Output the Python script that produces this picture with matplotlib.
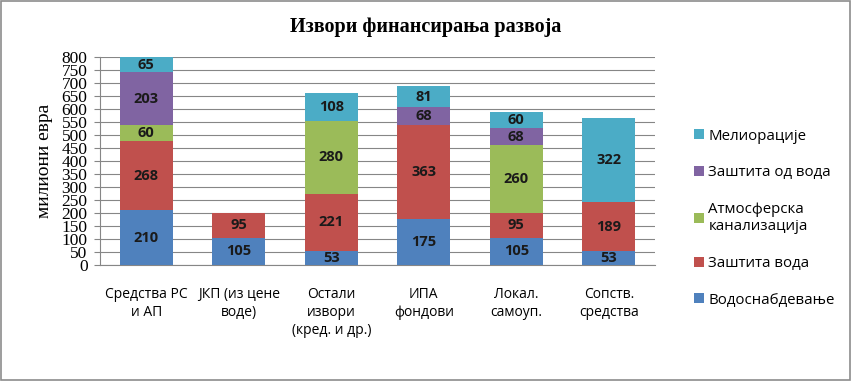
import numpy as np
import matplotlib
matplotlib.use("Agg")
import matplotlib.pyplot as plt
from matplotlib.patches import Rectangle

categories = [
    "Средства РС\nи АП",
    "ЈКП (из цене\nводе)",
    "Остали\nизвори\n(кред. и др.)",
    "ИПА\nфондови",
    "Локал.\nсамоуп.",
    "Сопств.\nсредства",
]
vodosnabdevanje = [210, 105, 53, 175, 105, 53]
zastita_voda = [268, 95, 221, 363, 95, 189]
atmosferska = [60, 0, 280, 0, 260, 0]
zastita_od_voda = [203, 0, 0, 68, 68, 0]
melioracije = [65, 0, 108, 81, 60, 322]

series = [
    ("Водоснабдевање", vodosnabdevanje, "#4F81BD"),
    ("Заштита вода", zastita_voda, "#C0504D"),
    ("Атмосферска\nканализација", atmosferska, "#9BBB59"),
    ("Заштита од вода", zastita_od_voda, "#8064A2"),
    ("Мелиорације", melioracije, "#4BACC6"),
]

sans = ["Open Sans", "DejaVu Sans"]
serif = ["Liberation Serif", "DejaVu Serif"]

fig = plt.figure(figsize=(8.52, 3.81), dpi=100)
ax = fig.add_axes([0.1174, 0.3045, 0.6514, 0.5459])

x = np.arange(len(categories))
bottom = np.zeros(len(categories))
handles = []
for name, vals, color in series:
    vals = np.array(vals, dtype=float)
    bars = ax.bar(x, vals, 0.57, bottom=bottom, color=color, label=name, zorder=3)
    ax.bar_label(bars, labels=[f"{v:.0f}" if v else "" for v in vals],
                 label_type="center", fontsize=10.5, fontweight="bold",
                 color="#1a1a1a", family=sans, zorder=4)
    bottom += vals
    handles.append(bars)

ax.set_xlim(-0.5, len(categories) - 0.5)
ax.set_ylim(0, 800)
ax.set_yticks(np.arange(0, 801, 50))
ax.set_xticks(x)
ax.set_xticklabels(categories, family=sans, fontsize=10, linespacing=1.25)
ax.tick_params(axis="x", length=0, pad=16)
ax.tick_params(axis="y", length=4, direction="out", color="#868686", pad=5)
for lab in ax.get_yticklabels():
    lab.set_family(serif)
    lab.set_fontsize(12.5)
ax.grid(axis="y", color="#868686", linewidth=0.8, zorder=0)
for s in ["top", "right"]:
    ax.spines[s].set_visible(False)
for s in ["left", "bottom"]:
    ax.spines[s].set_color("#868686")
    ax.spines[s].set_linewidth(0.8)

ax.set_ylabel("милиони евра", family=serif, fontsize=14, labelpad=6)

fig.text(0.5, 0.928, "Извори финансирања развоја", ha="center", va="center",
         family=serif, fontsize=14.5, fontweight="bold")

fig.legend(handles[::-1], [s[0] for s in series][::-1], loc="upper left",
           bbox_to_anchor=(0.799, 0.698), frameon=False, prop={"family": sans, "size": 10.8},
           handlelength=0.65, handleheight=0.65, handletextpad=0.3, labelspacing=1.45)

fig.patches.append(Rectangle((0.001, 0.002), 0.997, 0.995, transform=fig.transFigure,
                             fill=False, edgecolor="#8c8c8c", linewidth=1.2))

fig.savefig("out.png", dpi=100)
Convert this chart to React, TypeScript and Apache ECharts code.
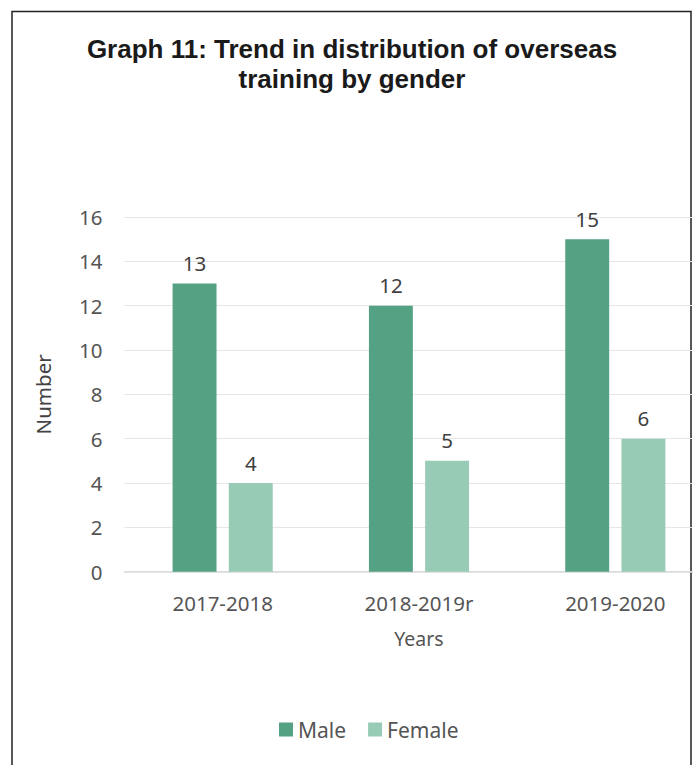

Instructions to follow> The entries above should be reproduced exactly, without their pictures.

Task answer>
Output the Python script that produces this picture with matplotlib.
import numpy as np
import matplotlib
matplotlib.use("Agg")
import matplotlib.pyplot as plt
from matplotlib.patches import Rectangle

categories = [
    "Средства РС\nи АП",
    "ЈКП (из цене\nводе)",
    "Остали\nизвори\n(кред. и др.)",
    "ИПА\nфондови",
    "Локал.\nсамоуп.",
    "Сопств.\nсредства",
]
vodosnabdevanje = [210, 105, 53, 175, 105, 53]
zastita_voda = [268, 95, 221, 363, 95, 189]
atmosferska = [60, 0, 280, 0, 260, 0]
zastita_od_voda = [203, 0, 0, 68, 68, 0]
melioracije = [65, 0, 108, 81, 60, 322]

series = [
    ("Водоснабдевање", vodosnabdevanje, "#4F81BD"),
    ("Заштита вода", zastita_voda, "#C0504D"),
    ("Атмосферска\nканализација", atmosferska, "#9BBB59"),
    ("Заштита од вода", zastita_od_voda, "#8064A2"),
    ("Мелиорације", melioracije, "#4BACC6"),
]

sans = ["Open Sans", "DejaVu Sans"]
serif = ["Liberation Serif", "DejaVu Serif"]

fig = plt.figure(figsize=(8.52, 3.81), dpi=100)
ax = fig.add_axes([0.1174, 0.3045, 0.6514, 0.5459])

x = np.arange(len(categories))
bottom = np.zeros(len(categories))
handles = []
for name, vals, color in series:
    vals = np.array(vals, dtype=float)
    bars = ax.bar(x, vals, 0.57, bottom=bottom, color=color, label=name, zorder=3)
    ax.bar_label(bars, labels=[f"{v:.0f}" if v else "" for v in vals],
                 label_type="center", fontsize=10.5, fontweight="bold",
                 color="#1a1a1a", family=sans, zorder=4)
    bottom += vals
    handles.append(bars)

ax.set_xlim(-0.5, len(categories) - 0.5)
ax.set_ylim(0, 800)
ax.set_yticks(np.arange(0, 801, 50))
ax.set_xticks(x)
ax.set_xticklabels(categories, family=sans, fontsize=10, linespacing=1.25)
ax.tick_params(axis="x", length=0, pad=16)
ax.tick_params(axis="y", length=4, direction="out", color="#868686", pad=5)
for lab in ax.get_yticklabels():
    lab.set_family(serif)
    lab.set_fontsize(12.5)
ax.grid(axis="y", color="#868686", linewidth=0.8, zorder=0)
for s in ["top", "right"]:
    ax.spines[s].set_visible(False)
for s in ["left", "bottom"]:
    ax.spines[s].set_color("#868686")
    ax.spines[s].set_linewidth(0.8)

ax.set_ylabel("милиони евра", family=serif, fontsize=14, labelpad=6)

fig.text(0.5, 0.928, "Извори финансирања развоја", ha="center", va="center",
         family=serif, fontsize=14.5, fontweight="bold")

fig.legend(handles[::-1], [s[0] for s in series][::-1], loc="upper left",
           bbox_to_anchor=(0.799, 0.698), frameon=False, prop={"family": sans, "size": 10.8},
           handlelength=0.65, handleheight=0.65, handletextpad=0.3, labelspacing=1.45)

fig.patches.append(Rectangle((0.001, 0.002), 0.997, 0.995, transform=fig.transFigure,
                             fill=False, edgecolor="#8c8c8c", linewidth=1.2))

fig.savefig("out.png", dpi=100)
Convert this chart to React, TypeScript and Apache ECharts code.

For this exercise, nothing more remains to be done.